Faire et être
Aujourd'hui, c'est la dernière journée du mois de février (enfin!) et aussi la dernière journée de mon quatrième cycle de chimiothérapie. J'ai pris ma dernière dose de Temodal tout à l'heure.
Et je réfléchissais à cette journée qui commence, où j'envisage de faire plusieurs choses, de cocher chacune au fur et à mesure sur ma liste... Et je songeais à l'importance qu'on accorde à tout ce qu'on FAIT et qui nous donne, par là même, l'impression d'ÊTRE.
Descartes a énoncé: "Je pense, donc je suis." Pourtant, dans notre société, dans nos valeurs, on juge autrement les gens. Ils sont (quelqu'un) s'ils font (quelque chose). Mmmm. On peut voir les choses ainsi.
Par exemple, on juge les gens par leur métier. "Que faites-vous dans la vie?" est une question de base quand on rencontre un inconnu. Selon la réponse obtenue, on aura une idée plus ou moins définie de la personne qui se tient devant nous. Un portrait ébauché.
Oui. On peut voir les choses ainsi.
L'important, pourtant, c'est ce qu'on en pense soi-même. Moi, comment me vois-je? Suis-je quelqu'un à travers ce que je fais? À travers ce que je pense?
Je m'identifie bien entendu beaucoup à ce que je fais. À ce que je réussis à faire. Plus j'en fais, et plus je suis satisfaite de moi. "Comment s'est passée ta journée?" qu'on me demande, le soir.
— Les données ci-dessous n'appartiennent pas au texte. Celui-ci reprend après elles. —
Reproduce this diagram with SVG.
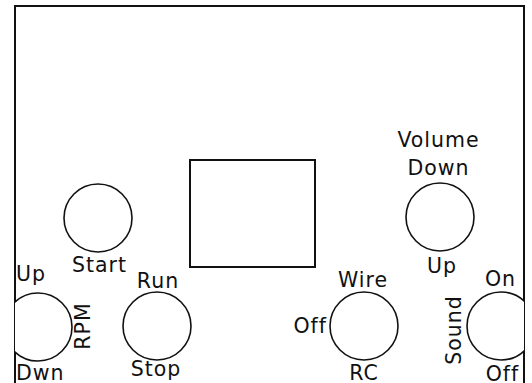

Et, si cette journée a été active, alors je me sens moins inutile, moins malade. Moins vide.
Personne ne penserait à me demander: "As-tu bien pensé, aujourd'hui?"
Pourtant, bien sûr que j'ai pensé. Toute la journée. Chaque minute, chaque seconde. Ma vie n'est que pensées, réflexions sur mon monde, la vie, les autres.
Alors pourquoi est-ce si important de comptabiliser chacune de nos réalisations journalières, ne serait-ce que d'avoir arrosé les plantes, retourné des courriels, fait la liste d'épicerie?
Je me le demande parfois.
Peut-être parce que j'ai justement l'impression d'ÊTRE moins quand je FAIS moins. Peut-être parce que je suis dans une situation où justement je suis obligée d'en faire moins?
Peut-être.
Néanmoins, je suis satisfaite de mes petites réalisations quotidiennes.
Comme si je continuais à être. Malgré tout.